• **Problem statement**
All of the data that follows should be retyped exactly, please, except the pictures.

• **Source excerpt**
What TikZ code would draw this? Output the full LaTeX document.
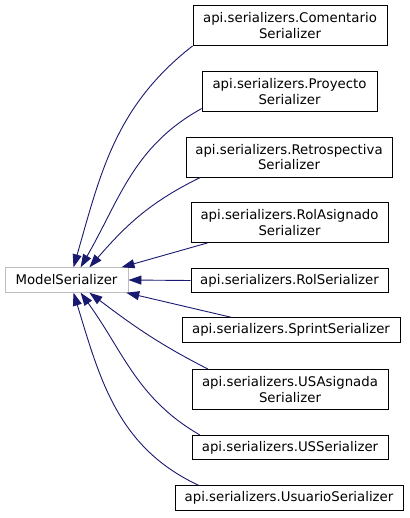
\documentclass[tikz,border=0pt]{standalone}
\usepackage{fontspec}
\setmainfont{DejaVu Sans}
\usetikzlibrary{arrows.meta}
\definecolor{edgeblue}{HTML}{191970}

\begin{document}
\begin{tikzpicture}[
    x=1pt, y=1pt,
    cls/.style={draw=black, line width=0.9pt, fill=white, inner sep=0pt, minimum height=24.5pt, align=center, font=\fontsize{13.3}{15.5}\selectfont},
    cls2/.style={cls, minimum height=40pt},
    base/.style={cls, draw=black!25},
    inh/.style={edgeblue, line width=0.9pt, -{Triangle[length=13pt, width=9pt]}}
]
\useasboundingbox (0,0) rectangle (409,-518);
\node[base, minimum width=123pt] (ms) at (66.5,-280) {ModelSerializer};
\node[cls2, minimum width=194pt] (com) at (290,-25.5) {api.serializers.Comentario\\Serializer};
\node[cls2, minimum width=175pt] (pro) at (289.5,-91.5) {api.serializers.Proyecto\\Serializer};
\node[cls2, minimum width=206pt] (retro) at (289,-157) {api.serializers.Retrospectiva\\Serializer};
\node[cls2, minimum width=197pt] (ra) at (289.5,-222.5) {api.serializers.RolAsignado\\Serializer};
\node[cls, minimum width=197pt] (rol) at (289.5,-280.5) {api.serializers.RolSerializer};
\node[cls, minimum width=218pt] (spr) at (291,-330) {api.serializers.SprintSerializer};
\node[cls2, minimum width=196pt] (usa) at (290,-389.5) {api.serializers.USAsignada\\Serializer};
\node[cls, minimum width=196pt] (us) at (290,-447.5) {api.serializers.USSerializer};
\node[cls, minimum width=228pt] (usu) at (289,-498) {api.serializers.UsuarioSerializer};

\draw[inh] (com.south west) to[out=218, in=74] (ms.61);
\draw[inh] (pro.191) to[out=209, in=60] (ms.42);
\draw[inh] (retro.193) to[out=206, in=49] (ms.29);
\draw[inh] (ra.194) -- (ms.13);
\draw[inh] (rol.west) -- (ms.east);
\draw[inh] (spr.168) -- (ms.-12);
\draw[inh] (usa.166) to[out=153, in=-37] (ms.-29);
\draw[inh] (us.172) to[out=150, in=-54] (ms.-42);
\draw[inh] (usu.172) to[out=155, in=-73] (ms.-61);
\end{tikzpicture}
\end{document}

• **Task response**
What TikZ code would draw this? Output the full LaTeX document.
\documentclass[tikz,border=0pt]{standalone}
\usepackage{fontspec}
\setmainfont{DejaVu Sans}
\usetikzlibrary{arrows.meta}
\definecolor{edgeblue}{HTML}{191970}

\begin{document}
\begin{tikzpicture}[
    x=1pt, y=1pt,
    cls/.style={draw=black, line width=0.9pt, fill=white, inner sep=0pt, minimum height=24.5pt, align=center, font=\fontsize{13.3}{15.5}\selectfont},
    cls2/.style={cls, minimum height=40pt},
    base/.style={cls, draw=black!25},
    inh/.style={edgeblue, line width=0.9pt, -{Triangle[length=13pt, width=9pt]}}
]
\useasboundingbox (0,0) rectangle (409,-518);
\node[base, minimum width=123pt] (ms) at (66.5,-280) {ModelSerializer};
\node[cls2, minimum width=194pt] (com) at (290,-25.5) {api.serializers.Comentario\\Serializer};
\node[cls2, minimum width=175pt] (pro) at (289.5,-91.5) {api.serializers.Proyecto\\Serializer};
\node[cls2, minimum width=206pt] (retro) at (289,-157) {api.serializers.Retrospectiva\\Serializer};
\node[cls2, minimum width=197pt] (ra) at (289.5,-222.5) {api.serializers.RolAsignado\\Serializer};
\node[cls, minimum width=197pt] (rol) at (289.5,-280.5) {api.serializers.RolSerializer};
\node[cls, minimum width=218pt] (spr) at (291,-330) {api.serializers.SprintSerializer};
\node[cls2, minimum width=196pt] (usa) at (290,-389.5) {api.serializers.USAsignada\\Serializer};
\node[cls, minimum width=196pt] (us) at (290,-447.5) {api.serializers.USSerializer};
\node[cls, minimum width=228pt] (usu) at (289,-498) {api.serializers.UsuarioSerializer};

\draw[inh] (com.south west) to[out=218, in=74] (ms.61);
\draw[inh] (pro.191) to[out=209, in=60] (ms.42);
\draw[inh] (retro.193) to[out=206, in=49] (ms.29);
\draw[inh] (ra.194) -- (ms.13);
\draw[inh] (rol.west) -- (ms.east);
\draw[inh] (spr.168) -- (ms.-12);
\draw[inh] (usa.166) to[out=153, in=-37] (ms.-29);
\draw[inh] (us.172) to[out=150, in=-54] (ms.-42);
\draw[inh] (usu.172) to[out=155, in=-73] (ms.-61);
\end{tikzpicture}
\end{document}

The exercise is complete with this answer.